Tiago Pereira

Personal information
- Full name: Tiago Alexandre Martins da Cruz Pereira
- Date of birth: 6 February 1990 (age 35)
- Place of birth: Lisbon, Portugal
- Height: 1.87 m (6 ft 2 in)
- Position(s): Forward

Team information
- Current team: AC Malveira

Youth career
- 1999–2000: Ben. Montemor
- 2001–2009: Loures

Senior career*
- Years: Team / Apps / (Gls)
- 2009–2012: Loures
- 2012: Murteirense / 14 / (9)
- 2013: Padroense / 3 / (1)
- 2013: Atlético CP / 2 / (0)
- 2014: Loures / 15 / (3)
- 2014–2016: Benfica e Castelo Branco / 41 / (6)
- 2016: Loures / 11 / (1)
- 2016–2017: Torreense / 25 / (1)
- 2017–2018: Peniche / 25 / (17)
- 2018: Alverca / 9 / (1)
- 2018–: Malveira / 16 / (0)

= Tiago Pereira (footballer, born 1990) =

Portuguese footballer

Tiago Alexandre Martins da Cruz Pereira (born 6 February 1990) is a Portuguese football player who plays as a forward for Malveira.

==Club career==
Born in Lisbon, Pereira spent most of his youth career with G.S. Loures, where he made his senior debut in the Lisbon Football Association's first district league in 2009–10. After a spell with G.S.R. Murteirense in the same competition in 2012, he entered the national leagues the following March with Padroense F.C. in the third tier.

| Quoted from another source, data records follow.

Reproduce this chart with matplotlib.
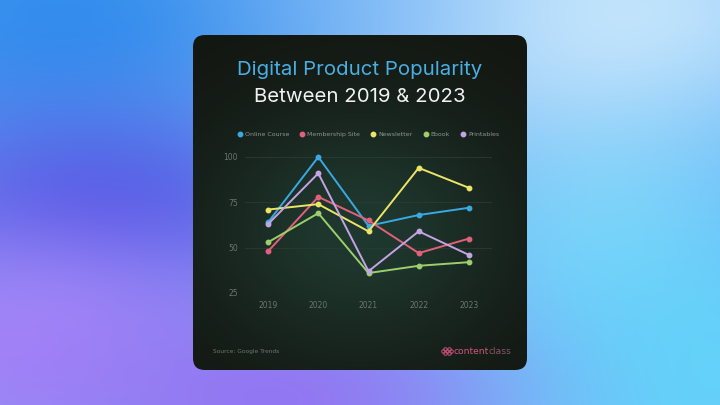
import numpy as np
import matplotlib.pyplot as plt
from matplotlib.patches import FancyBboxPatch
from matplotlib.transforms import offset_copy

years = [2019, 2020, 2021, 2022, 2023]
online_course = [64, 100, 62, 68, 72]
membership_site = [48, 78, 65, 47, 55]
newsletter = [71, 74, 59, 94, 83]
ebook = [53, 69, 36, 40, 42]
printables = [63, 91, 37, 59, 46]
series_names = ["Online Course", "Membership Site", "Newsletter", "Ebook", "Printables"]
y_ticks = [25, 50, 75, 100]

colors = ["#3aa9e2", "#e2607c", "#ece466", "#9ccf6c", "#c4a4e2"]

W, H = 720, 405
fig = plt.figure(figsize=(7.2, 4.05), dpi=100)

# background gradient
bg = fig.add_axes([0, 0, 1, 1])
bg.set_axis_off()
yy, xx = np.mgrid[0:H, 0:W]
img = np.zeros((H, W, 3))
img[:] = np.array([0.48, 0.68, 0.96])


def blob(cx, cy, rx, ry, col, strength=1.0):
    d = np.exp(-(((xx - cx) ** 2) / (2 * rx ** 2) + ((yy - cy) ** 2) / (2 * ry ** 2))) * strength
    return d[..., None] * (np.array(col) - img)


img += blob(720, 200, 120, 200, [0.33, 0.65, 0.97], 0.8)
img += blob(600, 250, 130, 150, [0.50, 0.84, 0.98], 0.9)
img += blob(690, 380, 160, 110, [0.38, 0.84, 0.98], 0.9)
img += blob(560, 10, 220, 90, [0.80, 0.92, 0.99], 1.0)
img += blob(330, 0, 150, 70, [0.62, 0.80, 0.98], 0.8)
img += blob(60, 20, 200, 110, [0.20, 0.56, 0.93], 1.0)
img += blob(90, 215, 150, 75, [0.26, 0.32, 0.88], 1.0)
img += blob(30, 345, 170, 100, [0.64, 0.52, 0.97], 1.0)
img += blob(280, 400, 160, 70, [0.58, 0.45, 0.95], 0.9)
img = np.clip(img, 0, 1)
bg.imshow(img, extent=[0, W, 0, H], origin="upper", aspect="auto")
bg.set_xlim(0, W)
bg.set_ylim(0, H)

# card
cx0, cy0, cx1, cy1 = 193, 35, 527, 370
card = FancyBboxPatch((cx0, H - cy1), cx1 - cx0, cy1 - cy0,
                      boxstyle="round,pad=0,rounding_size=12",
                      fc="#131611", ec="none", zorder=2)
bg.add_patch(card)

# greenish glow inside the card
gy, gx = np.mgrid[0:cy1 - cy0, 0:cx1 - cx0]
g = np.exp(-(((gx - 165) ** 2) / (2 * 110 ** 2) + ((gy - 195) ** 2) / (2 * 90 ** 2)))
glow = np.zeros((cy1 - cy0, cx1 - cx0, 4))
glow[..., 0] = 0.13
glow[..., 1] = 0.25
glow[..., 2] = 0.21
glow[..., 3] = g * 0.85
gi = bg.imshow(glow, extent=[cx0, cx1, H - cy1, H - cy0], origin="upper",
               aspect="auto", zorder=3)
gi.set_clip_path(card)

# titles
fig.text(360 / W, 1 - 70 / H, "Digital Product Popularity", color="#4aaee2",
         fontsize=14.7, ha="center", va="center", family="Inter")
fig.text(360 / W, 1 - 97 / H, "Between 2019 & 2023", color="#f2f2f2",
         fontsize=14.7, ha="center", va="center", family="Inter")

# chart
ax = fig.add_axes([245 / W, 1 - 293 / H, 247 / W, 136 / H])
ax.set_facecolor("none")
data = [online_course, membership_site, newsletter, ebook, printables]
for vals, c, name in zip(data, colors, series_names):
    ax.plot(years, vals, color=c, lw=1.4, marker="o", ms=3.2, label=name,
            clip_on=False, zorder=3)

ax.set_xlim(2018.54, 2023.46)
ax.set_ylim(25, 100)
ax.set_xticks(years)
ax.set_yticks(y_ticks)
ax.tick_params(length=0, colors="#6d7570", labelsize=5.5, pad=5)
ax.tick_params(axis="x", pad=6)
for s in ax.spines.values():
    s.set_visible(False)
ax.grid(axis="y", color="#2c3a33", lw=0.6)
ax.grid(axis="x", visible=False)

leg = ax.legend(loc="center", bbox_to_anchor=(0.5, 1 + (157 - 134) / 136),
                ncol=5, frameon=False, fontsize=4.5, handlelength=0.6,
                handletextpad=0.5, columnspacing=1.8, markerscale=1.0)
for h in leg.legend_handles:
    h.set_linestyle("none")
for t in leg.get_texts():
    t.set_color("#8d948f")

# footer
fig.text(213 / W, 1 - 351 / H, "Source: Google Trends", color="#6d7570",
         fontsize=4.2, ha="left", va="center")
t1 = fig.text(454 / W, 1 - 351 / H, "content", color="#d0557a", fontsize=6.6,
              ha="left", va="center")
bg.annotate("class", xy=(1, 0.5), xycoords=t1, xytext=(-0.8, 0),
            textcoords="offset points", color="#8a5468", fontsize=6.6,
            ha="left", va="center")
for dx, dy in [(-3, -2), (1, -2), (-3, 2), (1, 2), (-1, 0), (-5, 0), (3, 0)]:
    bg.plot(448 + dx, H - 351 + dy, marker="o", ms=2.6, mfc="none",
            mec="#c84f7a", mew=0.7, zorder=5)

fig.savefig("out.png", dpi=100)
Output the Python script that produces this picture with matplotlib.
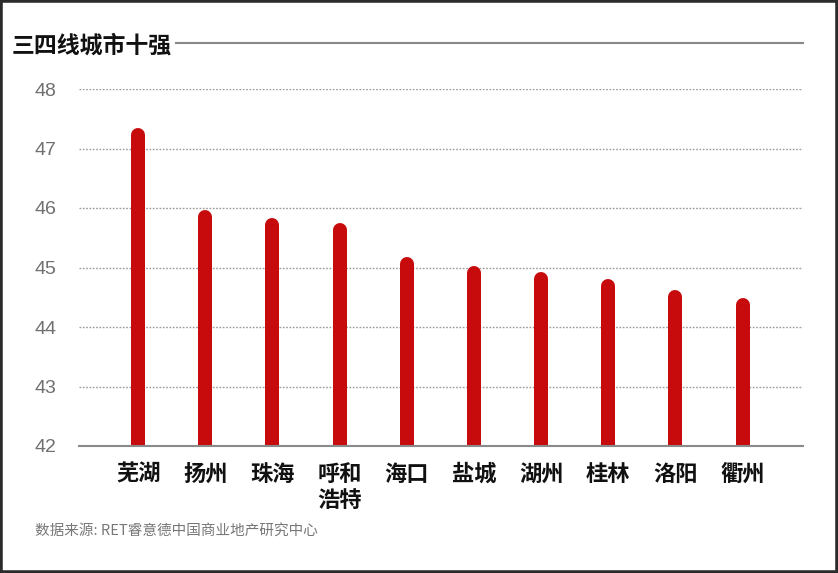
import matplotlib
matplotlib.use('Agg')
import matplotlib.pyplot as plt
import numpy as np
from matplotlib.patches import Rectangle

plt.rcParams['font.family'] = ['Noto Sans CJK SC', 'DejaVu Sans']

cities = ['芜湖', '扬州', '珠海', '呼和\n浩特', '海口', '盐城', '湖州', '桂林', '洛阳', '衢州']
values = [47.35, 45.96, 45.84, 45.74, 45.18, 45.03, 44.92, 44.81, 44.62, 44.49]
yticks = [42, 43, 44, 45, 46, 47, 48]

title = '三四线城市十强'
source = '数据来源: RET睿意德中国商业地产研究中心'

fig = plt.figure(figsize=(8.38, 5.73), dpi=100)
ax = fig.add_axes([79/838, 1-446/573, (803-79)/838, (446-89)/573])

x = np.arange(len(cities))
ymin, ymax = 42, 48
ax.set_ylim(ymin, ymax)
ax.set_xlim(-0.88, 9.9)

# rounded top bars: thick lines with round caps, bottom cap clipped by the axes
bar_px = 14
lw_pt = bar_px * 72 / 100
r = (bar_px / 2) / (357 / (ymax - ymin))
for xi, v in zip(x, values):
    ax.plot([xi, xi], [ymin - 1, v - r], color='#c70a0c', lw=lw_pt,
            solid_capstyle='round', zorder=3)

for t in yticks[1:]:
    ax.axhline(t, color='#9a9a9a', lw=1, ls=(0, (1.2, 1.2)), zorder=1)
ax.axhline(ymin, color='#8a8a8a', lw=1.5, zorder=4, clip_on=False)

for s in ax.spines.values():
    s.set_visible(False)
ax.set_yticks(yticks)
ax.set_yticklabels([str(t) for t in yticks], fontsize=14, color='#707070',
                   family=['Liberation Sans', 'DejaVu Sans'])
ax.tick_params(axis='y', length=0, pad=16)
ax.set_xticks(x)
ax.set_xticklabels(cities, fontsize=16, fontweight='bold', color='#111111',
                   va='top', linespacing=1.2)
ax.tick_params(axis='x', length=0, pad=12)

# title with rule
fig.text(12/838, 1-46/573, title, fontsize=16.5, fontweight='bold', color='#111111',
         va='center', ha='left')
fig.add_artist(plt.Line2D([176/838, 803/838], [1-43/573, 1-43/573],
                          color='#888888', lw=1.5))

fig.text(35/838, 1-531/573, source, fontsize=10.5, color='#777777',
         style='italic', va='center', ha='left')

# frame around figure
fig.add_artist(Rectangle((0, 0), 1, 1, transform=fig.transFigure, fill=False,
                         edgecolor='#2b2b2b', lw=4, clip_on=False))

fig.savefig('out.png', dpi=100)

After three games and a goal for Padroense, Pereira joined Segunda Liga club Atlético CP. He made his professional debut on 17 November 2013 in a 3–0 loss at Académico de Viseu as a half-time substitute for João Mário, and made one more appearance off the bench before returning to Loures, now in the third tier. He then had two seasons with Sport Benfica e Castelo Branco in the same division.

After playing 2016–17 with S.C.U. Torreense, Pereira dropped back to the district leagues with G.D. Peniche of the Leiria Football Association before signing with F.C. Alverca in the third tier in June 2018. In November that year, he switched to A.C. Malveira in his home district's league.